Startup issue in latest Agent nightly (1.40.0-6-nightly)
Incident Report for Netdata
Resolved
All packages have been published. If your nodes are still on 1.40.0-6, please refer to the instructions to upgrade: https://learn.netdata.cloud/docs/maintaining/update-netdata-agents#updates-for-most-systems. We are now closing this incident, but please let us know if things are still not working on your nodes.
Posted Jun 16, 2023 - 17:58 UTC
Update
The source tarballs with the fix for native builds are now available. Packages for ARM systems are still building but should be fully published and available by 17:00 UTC at the latest.
Posted Jun 16, 2023 - 14:57 UTC
Monitoring
The native packages for x86-based distributions have been published. The ARM ones are still building and should follow shortly, as well as the static builds. We're monitoring Netdata Cloud and the various social networking tools to monitor the outcome of the new builds.
Posted Jun 16, 2023 - 14:42 UTC
Update
The fix has been merged, we've kicked off the build process for the packages. We will provide another update when the packages for the affected systems have been pushed.
Posted Jun 16, 2023 - 13:24 UTC
Update
We have created a fix for this issue, which is a combination of making systemd not change the ownership and permissions the directories the Agent uses, and the Agent properly changing permissions recursively to recover from the effects of the bad version. As soon as we've tested the fix, and the packages have been built, we will trigger an explicit push to the nightlies repos.

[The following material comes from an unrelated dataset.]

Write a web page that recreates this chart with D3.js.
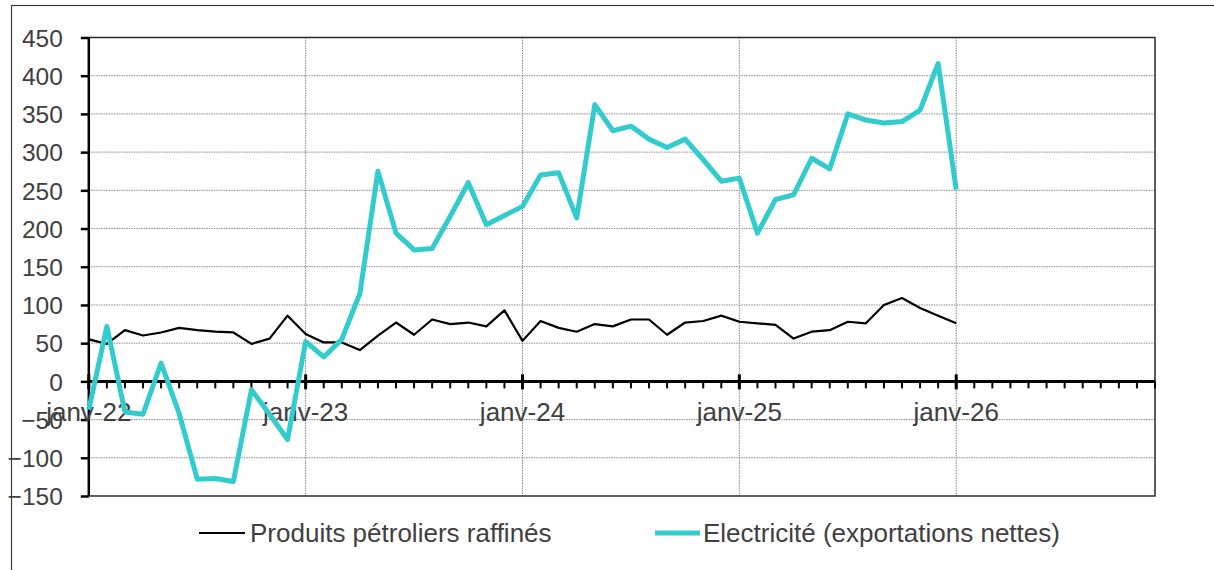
<!DOCTYPE html>
<html>
<head>
<meta charset="utf-8">
<script src="https://cdn.jsdelivr.net/npm/d3@7"></script>
<style>
  html, body { margin: 0; padding: 0; background: #fff; }
  svg { display: block; font-family: "Liberation Sans", Arial, sans-serif; }
</style>
</head>
<body>
<svg id="chart" width="1214" height="570"></svg>
<script>
// ---- data (monthly, janv-22 .. janv-26) ----
const months = d3.range(0, 49); // month index from janv-22
const electricite = [-37, 72, -40, -43, 24, -42, -128, -127, -131, -11, -43, -76,
  52, 32, 55, 115, 275, 194, 172, 174, 216, 260, 205, 217,
  229, 270, 273, 214, 362, 328, 334, 317, 306, 317, 290, 262,
  266, 194, 238, 244, 292, 278, 350, 342, 338, 340, 355, 416,
  251];
const produitsPetroliers = [55, 49, 67, 60, 64, 70, 67, 65, 64, 49, 56, 86,
  62, 51, 51, 41, 60, 77, 61, 81, 75, 77, 72, 93,
  53, 79, 70, 65, 75, 72, 81, 81, 61, 77, 79, 86,
  78, 76, 74, 56, 65, 67, 78, 76, 100, 109, 96, 86,
  76];
const yearTickIdx = [0, 12, 24, 36, 48];
const yearTickLabels = ["janv-22", "janv-23", "janv-24", "janv-25", "janv-26"];
const yTicks = [-150, -100, -50, 0, 50, 100, 150, 200, 250, 300, 350, 400, 450];
const seriesNames = ["Produits pétroliers raffinés", "Electricité (exportations nettes)"];

// ---- layout ----
const svg = d3.select("#chart");
const L = 88.8, R = 1155, T = 37.5, B = 496;
const x = d3.scaleLinear().domain([0, 59]).range([L, R]);
const y = d3.scaleLinear().domain([-150, 450]).range([B, T]);
const textCol = "#404040";

// outer chart border
svg.append("rect").attr("x", 11.5).attr("y", 5.5).attr("width", 1220).attr("height", 600)
  .attr("fill", "none").attr("stroke", "#3a3a3a").attr("stroke-width", 1.2);

// horizontal gridlines
svg.append("g").selectAll("line").data(yTicks.filter(v => v !== 0 && v !== -150 && v !== 450))
  .join("line")
  .attr("x1", L).attr("x2", R)
  .attr("y1", d => y(d)).attr("y2", d => y(d))
  .attr("stroke", "#8a8a8a").attr("stroke-width", 1).attr("stroke-dasharray", "1.5,1");

// vertical gridlines at years
svg.append("g").selectAll("line").data(yearTickIdx.filter(d => d > 0))
  .join("line")
  .attr("x1", d => x(d)).attr("x2", d => x(d))
  .attr("y1", T).attr("y2", B)
  .attr("stroke", "#8a8a8a").attr("stroke-width", 1).attr("stroke-dasharray", "1.5,1");

// plot border (top, right, bottom)
svg.append("path")
  .attr("d", `M${L},${T}H${R}V${B}H${L}`)
  .attr("fill", "none").attr("stroke", "#2a2a2a").attr("stroke-width", 1.5);

// y axis
const yAxis = d3.axisLeft(y).tickValues(yTicks).tickSize(8).tickPadding(18).tickFormat(d3.format("d"));
const gy = svg.append("g").attr("transform", `translate(${L},0)`).call(yAxis);
gy.select(".domain").attr("stroke", "#000").attr("stroke-width", 2.5).attr("d", `M0,${T}V${B}`);
gy.selectAll(".tick line").attr("stroke", "#000").attr("stroke-width", 2.5);
gy.selectAll(".tick text").attr("fill", textCol).style("font-size", "24.5px")
  .attr("x", -26).attr("dy", "0.36em");

// x axis at zero: minor monthly ticks
const zeroY = y(0);
const gx = svg.append("g");
gx.selectAll("line.minor").data(d3.range(0, 60)).join("line").attr("class", "minor")
  .attr("x1", d => x(d)).attr("x2", d => x(d))
  .attr("y1", zeroY).attr("y2", zeroY + 7)
  .attr("stroke", "#000").attr("stroke-width", 2);
gx.selectAll("line.major").data(yearTickIdx).join("line").attr("class", "major")
  .attr("x1", d => x(d)).attr("x2", d => x(d))
  .attr("y1", zeroY - 7).attr("y2", zeroY + 8)
  .attr("stroke", "#000").attr("stroke-width", 3);
gx.append("line").attr("x1", L).attr("x2", R).attr("y1", zeroY).attr("y2", zeroY)
  .attr("stroke", "#000").attr("stroke-width", 3);
gx.selectAll("text").data(yearTickIdx).join("text")
  .attr("x", d => x(d)).attr("y", 421)
  .attr("text-anchor", "middle").attr("fill", textCol).style("font-size", "26px")
  .text((d, i) => yearTickLabels[i]);

// lines
const line = d3.line().x((d, i) => x(months[i])).y(d => y(d));
svg.append("path").datum(produitsPetroliers)
  .attr("d", line).attr("fill", "none").attr("stroke", "#000").attr("stroke-width", 2.2)
  .attr("stroke-linejoin", "round");
svg.append("path").datum(electricite)
  .attr("d", line).attr("fill", "none").attr("stroke", "#33CCCC").attr("stroke-width", 5)
  .attr("stroke-linejoin", "round");

// legend
const legend = [
  { name: seriesNames[0], color: "#000", w: 2.2, x1: 199, x2: 245, tx: 250 },
  { name: seriesNames[1], color: "#33CCCC", w: 5, x1: 655, x2: 700, tx: 703 }
];
const lg = svg.append("g");
legend.forEach(d => {
  lg.append("line").attr("x1", d.x1).attr("x2", d.x2).attr("y1", 533).attr("y2", 533)
    .attr("stroke", d.color).attr("stroke-width", d.w);
  lg.append("text").attr("x", d.tx).attr("y", 542).attr("fill", textCol)
    .style("font-size", "26px").text(d.name);
});
</script>
</body>
</html>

Posted Jun 16, 2023 - 11:43 UTC
Update
While we are working on a fix, which requires a new package to be built, we have developed a workaround. It requires downgrading the Agent to 1.40.0-2-nightly and fixing the permissions. For Debian based systems, this script should work, run as root: https://gist.github.com/ralphm/1326498c474aaacf0a12f9e569dac863
Posted Jun 16, 2023 - 08:11 UTC
Identified
Agents running the most recent nightly (1.40.0-6-nightly) fail to start on some platforms, because of a permissioning issue. We believe the culprit is this change: https://github.com/netdata/netdata/pull/14890, and are working on a fix. As this happens early on in the Agent, this affects Cloud and non-Cloud users alike.
Posted Jun 16, 2023 - 06:53 UTC
Investigating
We are currently investigating an issue with agent connectivity to the cloud.
Posted Jun 16, 2023 - 05:55 UTC
This incident affected: Agent - Cloud Connection (ACLK) and Agent (all platforms).